Nir Barkat, a current member of the Knesset and a top contender to replace former prime minister Benjamin Netanyahu as leader of the right-wing Likud Party, proposed a bill in July that sought to bar countries from creating diplomatic missions in Jerusalem that aren’t missions to Israel.
The opening of U.S. consular doors in Jerusalem can only be with Israel’s approval, said Ron Hassner who teaches international conflict and religion at University of California, Berkeley. “No traffic light goes up, no street is paved, and no mail is collected in East Jerusalem unless Israel does so,” he told The Post. “It’s unthinkable for a foreign entity to set up diplomatic offices without the permission of the ruling authority. The Israelis are the only such authority.”
Palestinians have “no de facto or de jure control, nor have they ever had such control” over the eastern section of the city, Hassner explained.
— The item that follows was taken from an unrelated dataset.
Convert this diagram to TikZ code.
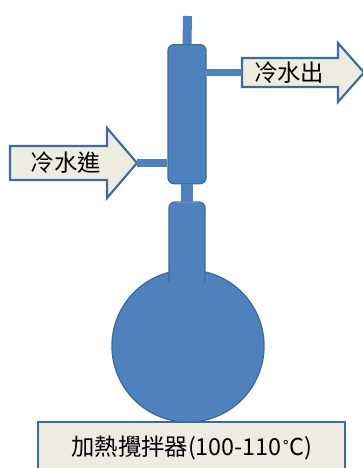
\documentclass[tikz,border=0pt]{standalone}
\usepackage{fontspec}
\setmainfont{Noto Sans CJK TC}
\newfontfamily\symfont{DejaVu Sans}
\usepackage{tikz}
\usetikzlibrary{positioning}

\definecolor{glassblue}{HTML}{4F81BD}
\definecolor{glassedge}{HTML}{3F6A9C}
\definecolor{boxfill}{HTML}{EEECE1}

\tikzset{
  glass/.style={fill=glassblue, draw=glassedge, line width=1pt, rounded corners=4.5pt, inner sep=0pt},
  tube/.style={glassblue, line width=#1},
  tube/.default=6pt,
  tag/.style={fill=boxfill, draw=glassedge, line width=1.6pt, line join=miter},
  label/.style={font=\fontsize{17.5}{20}\selectfont, inner sep=0pt}
}

\begin{document}
\begin{tikzpicture}[x=0.75pt,y=-0.75pt]
  \useasboundingbox (0,0) rectangle (363,468);
  % ---- hot plate ----
  \draw[tag] (38,422) rectangle (345,480);
  \node[label] (heater) at (192,448) {加熱攪拌器(100-110{\symfont\fontsize{12}{14}\selectfont\raisebox{1pt}{˚}}C)};
  % ---- flask ----
  \node[circle, fill=glassblue, draw=glassedge, line width=1pt, minimum size=114pt, inner sep=0pt] (flask) at (188,346) {};
  \node[glass, draw=none, minimum width=27pt, minimum height=75pt, anchor=north] (neck) at (187,202) {};
  \draw[glassedge, line width=1pt, rounded corners=4.5pt] (169,282) -- (169,202) -- (205,202) -- (205,282);
  % ---- condenser ----
  \coordinate (top) at (187.5,16);
  \node[glass, minimum width=28.5pt, minimum height=104.25pt, anchor=north] (cond) at (187,44) {};
  \draw[tube=6.75pt] (top) -- (cond.north);
  \draw[tube=9pt] (cond.south) -- (neck.north);
  % ---- water in ----
  \draw[tag] (10,146) -- (107,146) -- (107,128) -- (137,163) -- (107,198) -- (107,180) -- (10,180) -- cycle;
  \coordinate (intip) at (137,163);
  \node[label] (inlet) at (66,163) {冷水進};
  \draw[tube=5.5pt] (intip) -- (intip -| cond.west);
  % ---- water out ----
  \draw[tag] (242,58) -- (338,58) -- (338,43) -- (364,72.5) -- (338,102) -- (338,87) -- (242,87) -- cycle;
  \coordinate (outtail) at (242,72.5);
  \node[label] (outlet) at (289,72.5) {冷水出};
  \draw[tube=5.5pt] (outtail -| cond.east) -- (outtail);
\end{tikzpicture}
\end{document}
Following victory in the 1967 Six-Day War, Israel declared sovereignty over Jerusalem after capturing the eastern part of the contested city from neighboring Jordan, thereby gaining control of the Old City and the surrounding Arab neighborhoods. To this day, East Jerusalem is viewed by most of the international community as occupied territory; for Palestinians, it would one day be the capital of their own nation.
In late 2017, President Donald Trump officially recognized Jerusalem as the capital of Israel. This break from decades of U.S. foreign policy set in motion a series of events: the U.S. Embassy in Israel was moved from Tel Aviv (where nearly all embassies are located) to Jerusalem in 2018, and the consulate there that long handled Palestinian affairs was merged into the new embassy.
Just this week, figures instrumental behind the decision to move the embassy gathered in Jerusalem to celebrate the establishment of the Friedman Center for Peace Through Strength, named after Trump’s ambassador to Israel, David Friedman. Friedman, along with former White House senior adviser Jared Kushner and former secretary of state Mike Pompeo, helped broker the Abraham Accords that normalized Israel’s diplomatic relations with a number of Arab countries, including the United Arab Emirates and Bahrain.
The embassy move, which at the time entailed hanging a plaque on the existing consular walls in Jerusalem, carried deep symbolic significance. Past presidential administrations withheld the recognition of Jerusalem as Israel’s capital so that it could be part of a final Israeli-Palestinian agreement.
The first U.S. consul to Jerusalem was appointed by President John Tyler in 1844, and a permanent mission was established a decade later. In the ensuing 170-or-so years, the consulate became viewed by Palestinians as an independent channel of communication with the State Department.
Thousands of Palestinians took to the streets in Gaza City to protest the opening of the Jerusalem embassy. In a phone call to Trump, Palestinian Authority President Mahmoud Abbas called the U.S. decision “a declaration of withdrawal” from the peace talks. The militant group Hamas that effectively controls the Gaza Strip predicted that “doors of hell” would open for U.S. interests.
But as Makovsky pointed out, “the symbolism of Jerusalem often overwhelms other considerations.”